HQ developer breach after failure to record archaeology

Liberty Properties Ltd did not complete archaeological work at Cheshire West and Chester council HQ building

The HQ building in Chester, home to Cheshire West and Chester Council

Developers who built the council HQ building are in breach of a planning condition for not completing the archaeological work.

Cheshire West and Chester Council has issued a breach of condition notice against Swansea-based Liberty Properties Ltd for failing to produce a full report for publication in an academic journal and failing to deposit the archive at the Grosvenor Museum within three years of completion of the fieldwork.

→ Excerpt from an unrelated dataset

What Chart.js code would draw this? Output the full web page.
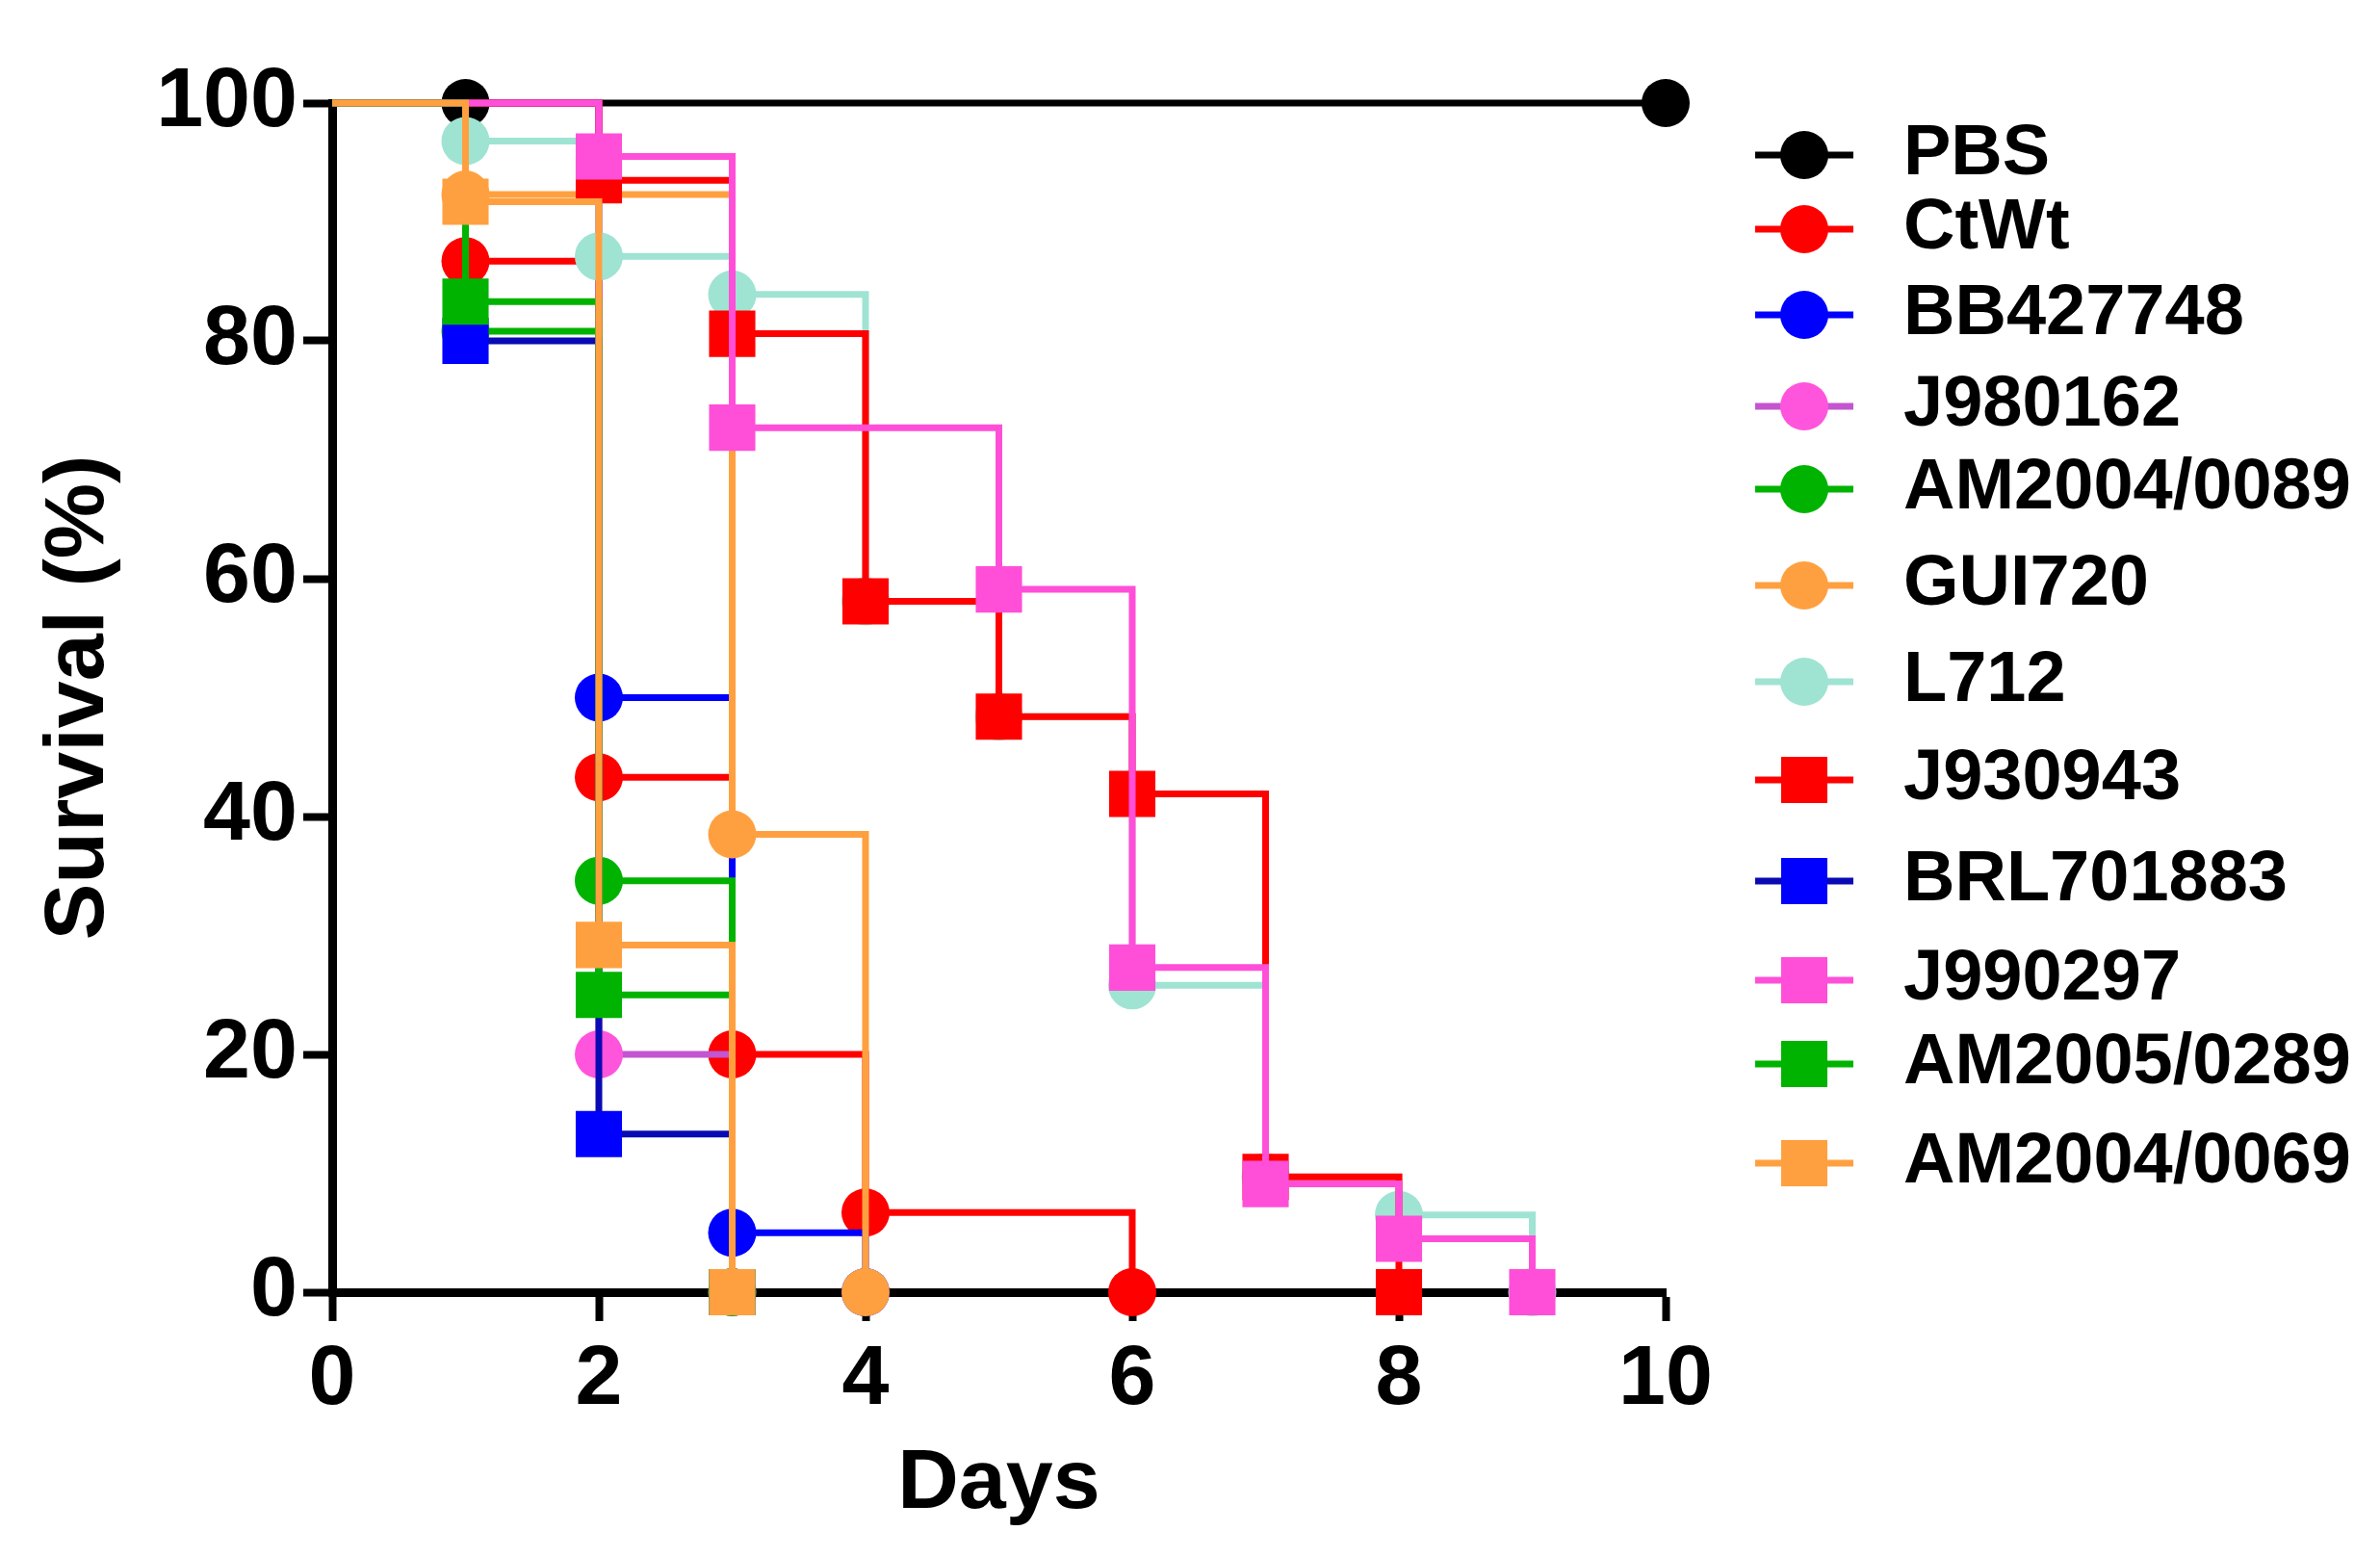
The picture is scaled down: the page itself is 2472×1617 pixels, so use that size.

Archaeologists carried out the dig prior to construction of the council offices, luxury apartments and Abode hotel in the largest excavation to have taken place in Chester in more than 30 years.

City archaeologist Mike Morris said the excavation would transform the view of the Roman town and medieval nunnery.

The foundations for at least one large Roman town house were discovered including an undisturbed mosaic floor – the first to be found in Chester since 1909.

This find, along with pieces of painted wall plaster, suggested it was a high status building, the home of a wealthy merchant or Roman official.

Traces of the medieval Benedictine nunnery and cemetery were also revealed along with more than 100 skeletons. This was the earliest of the religious houses to be founded in Chester in the 12th century. A beautiful gold ring dating from the time of the nunnery was also found.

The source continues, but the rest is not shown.